## Requirement
Pick out all lines in the listing holding the string "that" and copy them.

## Source excerpt
○ ○ ○ ○

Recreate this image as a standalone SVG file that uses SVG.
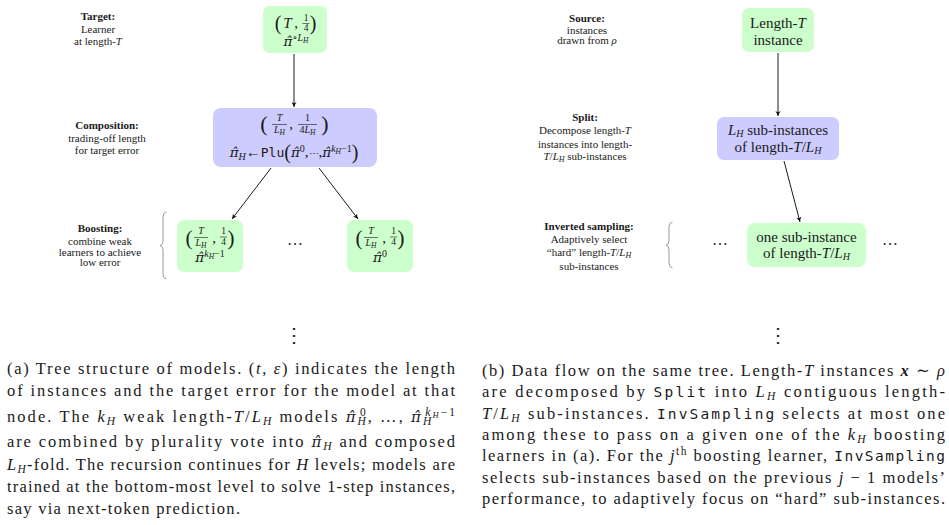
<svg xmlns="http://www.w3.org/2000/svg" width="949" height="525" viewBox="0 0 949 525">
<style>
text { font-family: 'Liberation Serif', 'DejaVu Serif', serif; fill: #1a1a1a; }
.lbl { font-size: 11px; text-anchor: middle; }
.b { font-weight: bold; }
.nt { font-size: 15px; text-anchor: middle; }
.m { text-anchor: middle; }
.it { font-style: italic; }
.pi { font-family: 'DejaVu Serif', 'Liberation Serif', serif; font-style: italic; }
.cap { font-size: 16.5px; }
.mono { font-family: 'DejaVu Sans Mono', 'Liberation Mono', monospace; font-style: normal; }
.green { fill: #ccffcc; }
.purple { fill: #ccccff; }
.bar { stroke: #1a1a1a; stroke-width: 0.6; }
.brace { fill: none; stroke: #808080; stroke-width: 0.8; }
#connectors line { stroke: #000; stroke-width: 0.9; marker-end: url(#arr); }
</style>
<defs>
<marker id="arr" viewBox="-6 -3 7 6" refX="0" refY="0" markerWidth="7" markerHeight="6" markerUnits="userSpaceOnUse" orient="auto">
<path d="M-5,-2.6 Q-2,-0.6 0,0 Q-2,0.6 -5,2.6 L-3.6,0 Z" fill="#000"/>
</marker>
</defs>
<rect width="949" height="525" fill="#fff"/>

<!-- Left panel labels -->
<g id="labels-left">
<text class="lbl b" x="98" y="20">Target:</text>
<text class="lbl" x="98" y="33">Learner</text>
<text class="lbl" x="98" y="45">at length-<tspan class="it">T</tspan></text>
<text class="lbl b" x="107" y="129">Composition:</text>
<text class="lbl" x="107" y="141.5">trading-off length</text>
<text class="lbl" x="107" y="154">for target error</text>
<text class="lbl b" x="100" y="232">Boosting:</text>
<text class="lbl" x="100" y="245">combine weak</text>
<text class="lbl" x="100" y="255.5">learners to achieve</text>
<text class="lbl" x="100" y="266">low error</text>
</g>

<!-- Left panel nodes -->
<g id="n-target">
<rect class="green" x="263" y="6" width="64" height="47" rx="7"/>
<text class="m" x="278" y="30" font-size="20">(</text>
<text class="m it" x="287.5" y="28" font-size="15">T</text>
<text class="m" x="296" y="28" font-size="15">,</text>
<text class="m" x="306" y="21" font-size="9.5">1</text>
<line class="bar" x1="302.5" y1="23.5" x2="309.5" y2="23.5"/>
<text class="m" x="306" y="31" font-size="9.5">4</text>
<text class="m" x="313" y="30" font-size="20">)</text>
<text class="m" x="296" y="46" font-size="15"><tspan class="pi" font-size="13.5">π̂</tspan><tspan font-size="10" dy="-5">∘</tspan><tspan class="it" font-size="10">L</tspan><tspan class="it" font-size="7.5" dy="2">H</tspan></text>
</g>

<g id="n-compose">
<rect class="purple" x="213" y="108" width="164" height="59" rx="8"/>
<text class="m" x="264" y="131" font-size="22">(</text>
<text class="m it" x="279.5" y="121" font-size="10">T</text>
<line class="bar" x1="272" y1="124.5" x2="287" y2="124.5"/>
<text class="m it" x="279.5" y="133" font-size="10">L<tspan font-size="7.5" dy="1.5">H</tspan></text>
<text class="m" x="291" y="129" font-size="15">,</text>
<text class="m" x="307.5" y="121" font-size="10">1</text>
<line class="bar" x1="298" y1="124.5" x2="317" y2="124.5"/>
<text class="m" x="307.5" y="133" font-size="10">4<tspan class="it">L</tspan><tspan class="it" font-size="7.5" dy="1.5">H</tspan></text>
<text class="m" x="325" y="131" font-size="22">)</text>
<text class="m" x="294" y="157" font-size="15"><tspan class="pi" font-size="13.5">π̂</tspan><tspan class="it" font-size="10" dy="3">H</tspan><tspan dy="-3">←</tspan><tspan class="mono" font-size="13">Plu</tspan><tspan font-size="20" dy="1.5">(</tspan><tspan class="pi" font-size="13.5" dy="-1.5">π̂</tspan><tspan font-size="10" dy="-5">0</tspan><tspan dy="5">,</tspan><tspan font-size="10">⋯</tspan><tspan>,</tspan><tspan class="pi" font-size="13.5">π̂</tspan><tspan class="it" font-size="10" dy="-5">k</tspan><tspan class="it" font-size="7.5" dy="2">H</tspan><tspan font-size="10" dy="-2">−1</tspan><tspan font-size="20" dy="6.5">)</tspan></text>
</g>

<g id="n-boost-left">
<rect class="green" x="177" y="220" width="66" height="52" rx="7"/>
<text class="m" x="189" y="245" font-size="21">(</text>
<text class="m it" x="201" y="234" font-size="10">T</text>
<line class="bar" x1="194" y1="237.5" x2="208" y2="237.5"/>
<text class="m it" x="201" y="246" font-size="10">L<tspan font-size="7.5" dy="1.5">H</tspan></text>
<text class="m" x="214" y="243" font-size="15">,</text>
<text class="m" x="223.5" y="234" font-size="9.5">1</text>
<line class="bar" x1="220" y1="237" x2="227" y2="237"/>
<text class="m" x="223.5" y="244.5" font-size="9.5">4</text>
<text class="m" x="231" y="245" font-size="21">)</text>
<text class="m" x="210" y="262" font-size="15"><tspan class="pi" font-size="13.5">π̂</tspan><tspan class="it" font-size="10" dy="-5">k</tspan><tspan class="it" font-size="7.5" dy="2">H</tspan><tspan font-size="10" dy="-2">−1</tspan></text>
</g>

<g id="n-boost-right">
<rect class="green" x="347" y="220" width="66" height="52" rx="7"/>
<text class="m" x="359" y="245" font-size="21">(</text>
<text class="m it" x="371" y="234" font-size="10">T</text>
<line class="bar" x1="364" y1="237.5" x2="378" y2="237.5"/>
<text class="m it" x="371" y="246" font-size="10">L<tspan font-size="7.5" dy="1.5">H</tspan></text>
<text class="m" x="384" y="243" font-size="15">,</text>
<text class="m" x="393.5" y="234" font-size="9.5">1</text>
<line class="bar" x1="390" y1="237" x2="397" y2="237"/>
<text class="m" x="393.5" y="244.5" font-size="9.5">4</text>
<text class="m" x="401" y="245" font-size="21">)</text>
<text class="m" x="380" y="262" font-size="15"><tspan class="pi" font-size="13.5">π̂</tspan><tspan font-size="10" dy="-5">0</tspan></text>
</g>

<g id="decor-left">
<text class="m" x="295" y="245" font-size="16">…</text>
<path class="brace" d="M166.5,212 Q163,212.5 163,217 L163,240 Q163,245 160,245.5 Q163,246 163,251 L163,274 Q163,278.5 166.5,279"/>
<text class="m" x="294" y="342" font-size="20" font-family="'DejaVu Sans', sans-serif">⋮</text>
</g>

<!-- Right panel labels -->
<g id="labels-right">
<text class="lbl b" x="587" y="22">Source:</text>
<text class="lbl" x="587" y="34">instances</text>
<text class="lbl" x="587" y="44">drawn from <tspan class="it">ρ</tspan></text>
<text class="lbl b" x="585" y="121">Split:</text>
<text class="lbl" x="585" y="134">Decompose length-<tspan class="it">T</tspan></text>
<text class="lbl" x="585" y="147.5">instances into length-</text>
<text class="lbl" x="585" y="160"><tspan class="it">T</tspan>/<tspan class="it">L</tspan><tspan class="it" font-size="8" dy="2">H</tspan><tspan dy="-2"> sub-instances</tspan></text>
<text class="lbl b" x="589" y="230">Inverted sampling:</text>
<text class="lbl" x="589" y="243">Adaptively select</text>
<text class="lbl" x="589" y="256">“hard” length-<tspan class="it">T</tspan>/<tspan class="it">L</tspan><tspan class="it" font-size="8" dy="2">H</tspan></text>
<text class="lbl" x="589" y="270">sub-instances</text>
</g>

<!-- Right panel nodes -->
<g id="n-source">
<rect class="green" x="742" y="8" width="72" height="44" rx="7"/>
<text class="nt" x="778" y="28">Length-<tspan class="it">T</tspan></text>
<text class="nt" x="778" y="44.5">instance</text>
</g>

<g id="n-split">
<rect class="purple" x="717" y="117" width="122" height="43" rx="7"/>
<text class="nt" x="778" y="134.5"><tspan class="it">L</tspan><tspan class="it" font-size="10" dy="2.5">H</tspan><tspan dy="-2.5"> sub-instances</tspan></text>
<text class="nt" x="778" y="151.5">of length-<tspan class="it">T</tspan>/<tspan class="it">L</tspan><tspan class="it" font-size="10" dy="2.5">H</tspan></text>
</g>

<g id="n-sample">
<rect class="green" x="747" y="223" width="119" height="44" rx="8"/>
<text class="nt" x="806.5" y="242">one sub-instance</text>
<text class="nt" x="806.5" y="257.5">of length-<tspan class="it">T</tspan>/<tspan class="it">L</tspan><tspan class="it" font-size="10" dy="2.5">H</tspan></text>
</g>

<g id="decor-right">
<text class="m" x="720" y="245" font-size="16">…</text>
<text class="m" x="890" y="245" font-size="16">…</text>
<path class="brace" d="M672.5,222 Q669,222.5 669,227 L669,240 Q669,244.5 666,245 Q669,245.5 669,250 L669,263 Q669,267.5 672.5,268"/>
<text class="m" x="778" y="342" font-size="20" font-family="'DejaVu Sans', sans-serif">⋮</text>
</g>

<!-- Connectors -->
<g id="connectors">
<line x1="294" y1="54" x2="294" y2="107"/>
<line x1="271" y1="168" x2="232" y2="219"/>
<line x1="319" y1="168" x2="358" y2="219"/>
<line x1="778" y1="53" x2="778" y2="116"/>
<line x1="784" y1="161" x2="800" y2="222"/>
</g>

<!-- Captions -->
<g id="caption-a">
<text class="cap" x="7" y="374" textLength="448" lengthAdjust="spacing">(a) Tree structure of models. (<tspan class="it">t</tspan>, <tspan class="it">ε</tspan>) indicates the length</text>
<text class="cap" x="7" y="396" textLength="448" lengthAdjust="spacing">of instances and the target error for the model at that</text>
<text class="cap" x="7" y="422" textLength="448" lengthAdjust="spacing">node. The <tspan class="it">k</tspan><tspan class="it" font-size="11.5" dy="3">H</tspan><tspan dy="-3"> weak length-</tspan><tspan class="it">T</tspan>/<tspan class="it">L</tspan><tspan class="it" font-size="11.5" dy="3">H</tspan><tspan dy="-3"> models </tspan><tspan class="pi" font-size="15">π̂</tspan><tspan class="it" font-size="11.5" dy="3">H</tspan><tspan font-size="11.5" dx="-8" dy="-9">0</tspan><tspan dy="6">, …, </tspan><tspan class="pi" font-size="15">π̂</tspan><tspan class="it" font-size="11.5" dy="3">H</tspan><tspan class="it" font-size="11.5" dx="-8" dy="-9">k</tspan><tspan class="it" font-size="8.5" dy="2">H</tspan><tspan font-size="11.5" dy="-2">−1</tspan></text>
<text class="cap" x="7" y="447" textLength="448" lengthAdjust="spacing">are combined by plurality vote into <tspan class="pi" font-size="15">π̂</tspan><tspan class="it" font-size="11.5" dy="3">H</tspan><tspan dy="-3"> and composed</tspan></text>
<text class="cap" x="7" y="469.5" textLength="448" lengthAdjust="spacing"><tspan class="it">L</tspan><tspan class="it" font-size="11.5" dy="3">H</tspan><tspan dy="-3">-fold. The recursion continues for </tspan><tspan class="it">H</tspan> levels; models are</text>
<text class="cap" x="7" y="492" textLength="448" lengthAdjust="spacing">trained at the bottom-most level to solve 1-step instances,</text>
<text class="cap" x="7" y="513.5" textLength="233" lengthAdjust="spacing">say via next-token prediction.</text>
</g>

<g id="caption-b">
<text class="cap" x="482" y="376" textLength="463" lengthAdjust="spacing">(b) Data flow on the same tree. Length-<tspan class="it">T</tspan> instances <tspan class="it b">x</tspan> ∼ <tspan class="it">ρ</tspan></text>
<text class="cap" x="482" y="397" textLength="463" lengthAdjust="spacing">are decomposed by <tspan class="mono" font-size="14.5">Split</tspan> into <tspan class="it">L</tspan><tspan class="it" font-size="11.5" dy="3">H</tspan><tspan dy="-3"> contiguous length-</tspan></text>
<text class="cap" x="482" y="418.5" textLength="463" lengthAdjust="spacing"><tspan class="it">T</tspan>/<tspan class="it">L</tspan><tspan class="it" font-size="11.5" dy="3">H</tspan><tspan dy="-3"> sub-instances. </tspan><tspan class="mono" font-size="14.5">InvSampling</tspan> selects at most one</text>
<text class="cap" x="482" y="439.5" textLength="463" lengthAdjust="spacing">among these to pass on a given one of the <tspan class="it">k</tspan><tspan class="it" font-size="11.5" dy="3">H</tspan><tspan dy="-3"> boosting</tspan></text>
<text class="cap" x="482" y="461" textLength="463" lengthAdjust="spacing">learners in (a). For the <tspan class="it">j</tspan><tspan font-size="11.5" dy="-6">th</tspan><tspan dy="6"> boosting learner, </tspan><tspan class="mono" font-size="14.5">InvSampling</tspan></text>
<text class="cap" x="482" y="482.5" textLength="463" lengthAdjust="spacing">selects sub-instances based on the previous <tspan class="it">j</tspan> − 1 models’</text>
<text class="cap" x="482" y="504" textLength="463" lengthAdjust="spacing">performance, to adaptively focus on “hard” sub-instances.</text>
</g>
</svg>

○ ○ ○ ○

## Solution for this task
Recreate this image as a standalone SVG file that uses SVG.
<text class="cap" x="7" y="396" textLength="448" lengthAdjust="spacing">of instances and the target error for the model at that</text>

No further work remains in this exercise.